» Given information:
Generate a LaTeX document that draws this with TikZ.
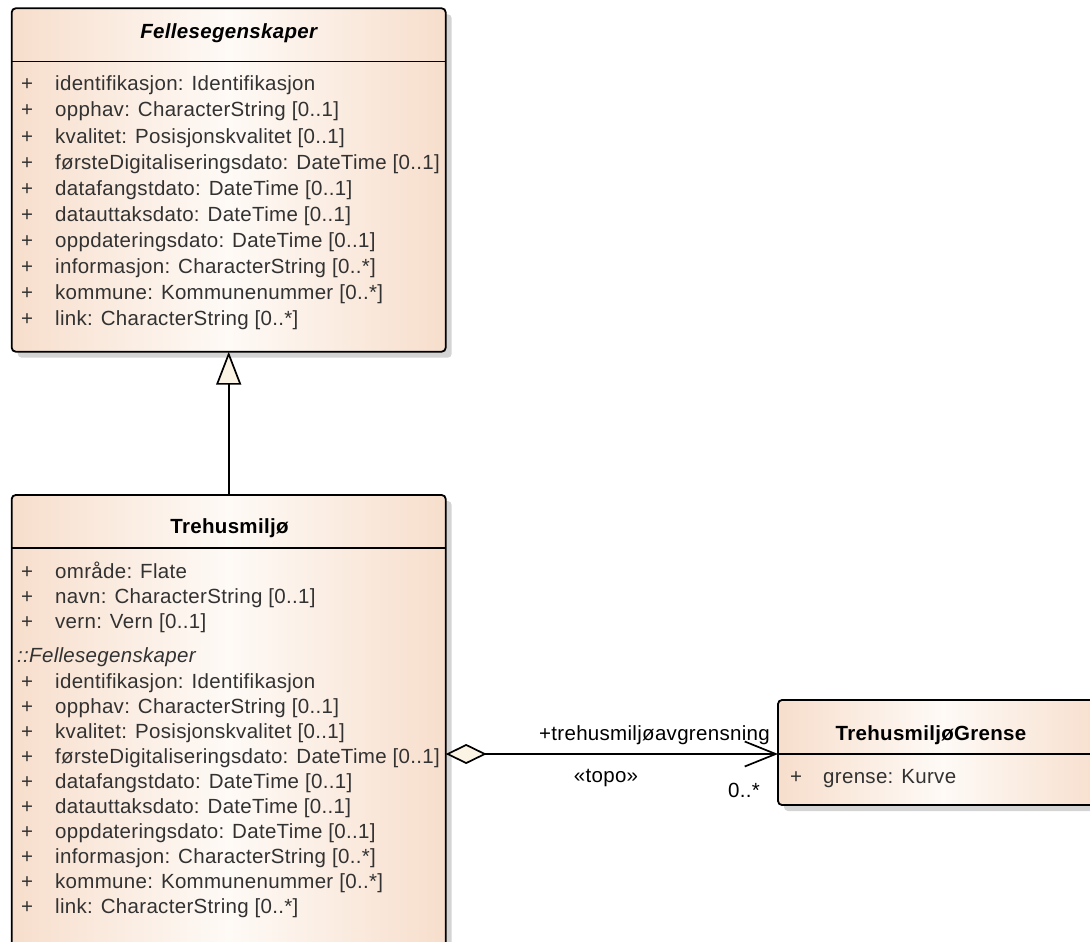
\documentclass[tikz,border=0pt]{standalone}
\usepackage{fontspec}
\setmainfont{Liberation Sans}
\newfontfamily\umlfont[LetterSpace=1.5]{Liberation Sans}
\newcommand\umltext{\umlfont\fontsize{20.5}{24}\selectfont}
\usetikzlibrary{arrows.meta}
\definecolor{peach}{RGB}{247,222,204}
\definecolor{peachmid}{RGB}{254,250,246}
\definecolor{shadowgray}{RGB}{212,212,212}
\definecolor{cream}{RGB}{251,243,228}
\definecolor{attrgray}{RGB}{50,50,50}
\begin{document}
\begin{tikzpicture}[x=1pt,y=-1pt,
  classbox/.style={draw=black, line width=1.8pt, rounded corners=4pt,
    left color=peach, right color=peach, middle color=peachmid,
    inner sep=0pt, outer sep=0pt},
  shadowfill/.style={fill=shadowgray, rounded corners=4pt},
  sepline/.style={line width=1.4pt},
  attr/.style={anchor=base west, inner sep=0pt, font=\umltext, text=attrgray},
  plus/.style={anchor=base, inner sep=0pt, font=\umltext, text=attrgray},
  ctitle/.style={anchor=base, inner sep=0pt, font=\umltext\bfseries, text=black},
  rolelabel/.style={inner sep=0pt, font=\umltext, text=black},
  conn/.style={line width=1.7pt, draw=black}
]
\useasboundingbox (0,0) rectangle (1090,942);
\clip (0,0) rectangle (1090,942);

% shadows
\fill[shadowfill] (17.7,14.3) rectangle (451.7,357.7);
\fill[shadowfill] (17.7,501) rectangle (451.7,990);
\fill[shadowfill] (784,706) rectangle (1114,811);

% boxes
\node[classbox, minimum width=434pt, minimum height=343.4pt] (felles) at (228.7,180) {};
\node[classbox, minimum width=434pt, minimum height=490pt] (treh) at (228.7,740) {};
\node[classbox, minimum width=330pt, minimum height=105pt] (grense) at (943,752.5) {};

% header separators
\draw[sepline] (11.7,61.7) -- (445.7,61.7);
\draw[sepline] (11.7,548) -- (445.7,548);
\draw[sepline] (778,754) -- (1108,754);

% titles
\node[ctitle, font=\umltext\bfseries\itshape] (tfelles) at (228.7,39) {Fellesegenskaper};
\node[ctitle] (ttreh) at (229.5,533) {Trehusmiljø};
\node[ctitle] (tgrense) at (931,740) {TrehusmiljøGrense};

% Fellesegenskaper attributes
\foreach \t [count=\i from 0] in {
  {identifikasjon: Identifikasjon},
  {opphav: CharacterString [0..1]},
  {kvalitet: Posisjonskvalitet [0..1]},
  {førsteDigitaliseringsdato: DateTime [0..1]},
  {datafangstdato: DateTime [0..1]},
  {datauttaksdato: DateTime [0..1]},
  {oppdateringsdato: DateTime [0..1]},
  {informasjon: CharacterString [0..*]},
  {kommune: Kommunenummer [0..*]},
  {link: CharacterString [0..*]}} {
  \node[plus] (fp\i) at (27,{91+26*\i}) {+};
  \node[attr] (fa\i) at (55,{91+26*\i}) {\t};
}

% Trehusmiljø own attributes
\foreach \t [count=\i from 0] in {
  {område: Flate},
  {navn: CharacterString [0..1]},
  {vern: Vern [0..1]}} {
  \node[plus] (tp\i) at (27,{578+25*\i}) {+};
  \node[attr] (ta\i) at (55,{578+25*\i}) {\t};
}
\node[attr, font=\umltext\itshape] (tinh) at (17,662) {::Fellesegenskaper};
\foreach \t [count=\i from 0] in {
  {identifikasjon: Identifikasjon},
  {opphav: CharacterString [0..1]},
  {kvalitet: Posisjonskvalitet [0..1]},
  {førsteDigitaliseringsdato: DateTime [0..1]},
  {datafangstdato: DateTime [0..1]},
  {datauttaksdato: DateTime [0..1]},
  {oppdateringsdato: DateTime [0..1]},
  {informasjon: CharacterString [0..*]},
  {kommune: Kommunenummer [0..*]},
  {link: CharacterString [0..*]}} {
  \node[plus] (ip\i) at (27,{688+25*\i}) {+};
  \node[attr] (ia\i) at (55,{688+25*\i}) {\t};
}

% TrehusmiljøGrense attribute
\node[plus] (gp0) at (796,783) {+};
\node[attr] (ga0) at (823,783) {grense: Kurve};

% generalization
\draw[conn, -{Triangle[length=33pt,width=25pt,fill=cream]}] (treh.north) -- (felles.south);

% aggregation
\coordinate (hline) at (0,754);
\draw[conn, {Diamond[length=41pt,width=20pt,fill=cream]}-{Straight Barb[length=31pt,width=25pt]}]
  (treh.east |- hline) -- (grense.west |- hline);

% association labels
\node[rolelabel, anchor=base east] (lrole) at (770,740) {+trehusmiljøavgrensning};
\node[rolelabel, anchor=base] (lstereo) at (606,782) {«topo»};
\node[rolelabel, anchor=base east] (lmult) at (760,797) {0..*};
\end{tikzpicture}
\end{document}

» Task description: Your copy of the data should match it exactly, except that pictures are left out.

» Task solution:
Generate a LaTeX document that draws this with TikZ.
\documentclass[tikz,border=0pt]{standalone}
\usepackage{fontspec}
\setmainfont{Liberation Sans}
\newfontfamily\umlfont[LetterSpace=1.5]{Liberation Sans}
\newcommand\umltext{\umlfont\fontsize{20.5}{24}\selectfont}
\usetikzlibrary{arrows.meta}
\definecolor{peach}{RGB}{247,222,204}
\definecolor{peachmid}{RGB}{254,250,246}
\definecolor{shadowgray}{RGB}{212,212,212}
\definecolor{cream}{RGB}{251,243,228}
\definecolor{attrgray}{RGB}{50,50,50}
\begin{document}
\begin{tikzpicture}[x=1pt,y=-1pt,
  classbox/.style={draw=black, line width=1.8pt, rounded corners=4pt,
    left color=peach, right color=peach, middle color=peachmid,
    inner sep=0pt, outer sep=0pt},
  shadowfill/.style={fill=shadowgray, rounded corners=4pt},
  sepline/.style={line width=1.4pt},
  attr/.style={anchor=base west, inner sep=0pt, font=\umltext, text=attrgray},
  plus/.style={anchor=base, inner sep=0pt, font=\umltext, text=attrgray},
  ctitle/.style={anchor=base, inner sep=0pt, font=\umltext\bfseries, text=black},
  rolelabel/.style={inner sep=0pt, font=\umltext, text=black},
  conn/.style={line width=1.7pt, draw=black}
]
\useasboundingbox (0,0) rectangle (1090,942);
\clip (0,0) rectangle (1090,942);

% shadows
\fill[shadowfill] (17.7,14.3) rectangle (451.7,357.7);
\fill[shadowfill] (17.7,501) rectangle (451.7,990);
\fill[shadowfill] (784,706) rectangle (1114,811);

% boxes
\node[classbox, minimum width=434pt, minimum height=343.4pt] (felles) at (228.7,180) {};
\node[classbox, minimum width=434pt, minimum height=490pt] (treh) at (228.7,740) {};
\node[classbox, minimum width=330pt, minimum height=105pt] (grense) at (943,752.5) {};

% header separators
\draw[sepline] (11.7,61.7) -- (445.7,61.7);
\draw[sepline] (11.7,548) -- (445.7,548);
\draw[sepline] (778,754) -- (1108,754);

% titles
\node[ctitle, font=\umltext\bfseries\itshape] (tfelles) at (228.7,39) {Fellesegenskaper};
\node[ctitle] (ttreh) at (229.5,533) {Trehusmiljø};
\node[ctitle] (tgrense) at (931,740) {TrehusmiljøGrense};

% Fellesegenskaper attributes
\foreach \t [count=\i from 0] in {
  {identifikasjon: Identifikasjon},
  {opphav: CharacterString [0..1]},
  {kvalitet: Posisjonskvalitet [0..1]},
  {førsteDigitaliseringsdato: DateTime [0..1]},
  {datafangstdato: DateTime [0..1]},
  {datauttaksdato: DateTime [0..1]},
  {oppdateringsdato: DateTime [0..1]},
  {informasjon: CharacterString [0..*]},
  {kommune: Kommunenummer [0..*]},
  {link: CharacterString [0..*]}} {
  \node[plus] (fp\i) at (27,{91+26*\i}) {+};
  \node[attr] (fa\i) at (55,{91+26*\i}) {\t};
}

% Trehusmiljø own attributes
\foreach \t [count=\i from 0] in {
  {område: Flate},
  {navn: CharacterString [0..1]},
  {vern: Vern [0..1]}} {
  \node[plus] (tp\i) at (27,{578+25*\i}) {+};
  \node[attr] (ta\i) at (55,{578+25*\i}) {\t};
}
\node[attr, font=\umltext\itshape] (tinh) at (17,662) {::Fellesegenskaper};
\foreach \t [count=\i from 0] in {
  {identifikasjon: Identifikasjon},
  {opphav: CharacterString [0..1]},
  {kvalitet: Posisjonskvalitet [0..1]},
  {førsteDigitaliseringsdato: DateTime [0..1]},
  {datafangstdato: DateTime [0..1]},
  {datauttaksdato: DateTime [0..1]},
  {oppdateringsdato: DateTime [0..1]},
  {informasjon: CharacterString [0..*]},
  {kommune: Kommunenummer [0..*]},
  {link: CharacterString [0..*]}} {
  \node[plus] (ip\i) at (27,{688+25*\i}) {+};
  \node[attr] (ia\i) at (55,{688+25*\i}) {\t};
}

% TrehusmiljøGrense attribute
\node[plus] (gp0) at (796,783) {+};
\node[attr] (ga0) at (823,783) {grense: Kurve};

% generalization
\draw[conn, -{Triangle[length=33pt,width=25pt,fill=cream]}] (treh.north) -- (felles.south);

% aggregation
\coordinate (hline) at (0,754);
\draw[conn, {Diamond[length=41pt,width=20pt,fill=cream]}-{Straight Barb[length=31pt,width=25pt]}]
  (treh.east |- hline) -- (grense.west |- hline);

% association labels
\node[rolelabel, anchor=base east] (lrole) at (770,740) {+trehusmiljøavgrensning};
\node[rolelabel, anchor=base] (lstereo) at (606,782) {«topo»};
\node[rolelabel, anchor=base east] (lmult) at (760,797) {0..*};
\end{tikzpicture}
\end{document}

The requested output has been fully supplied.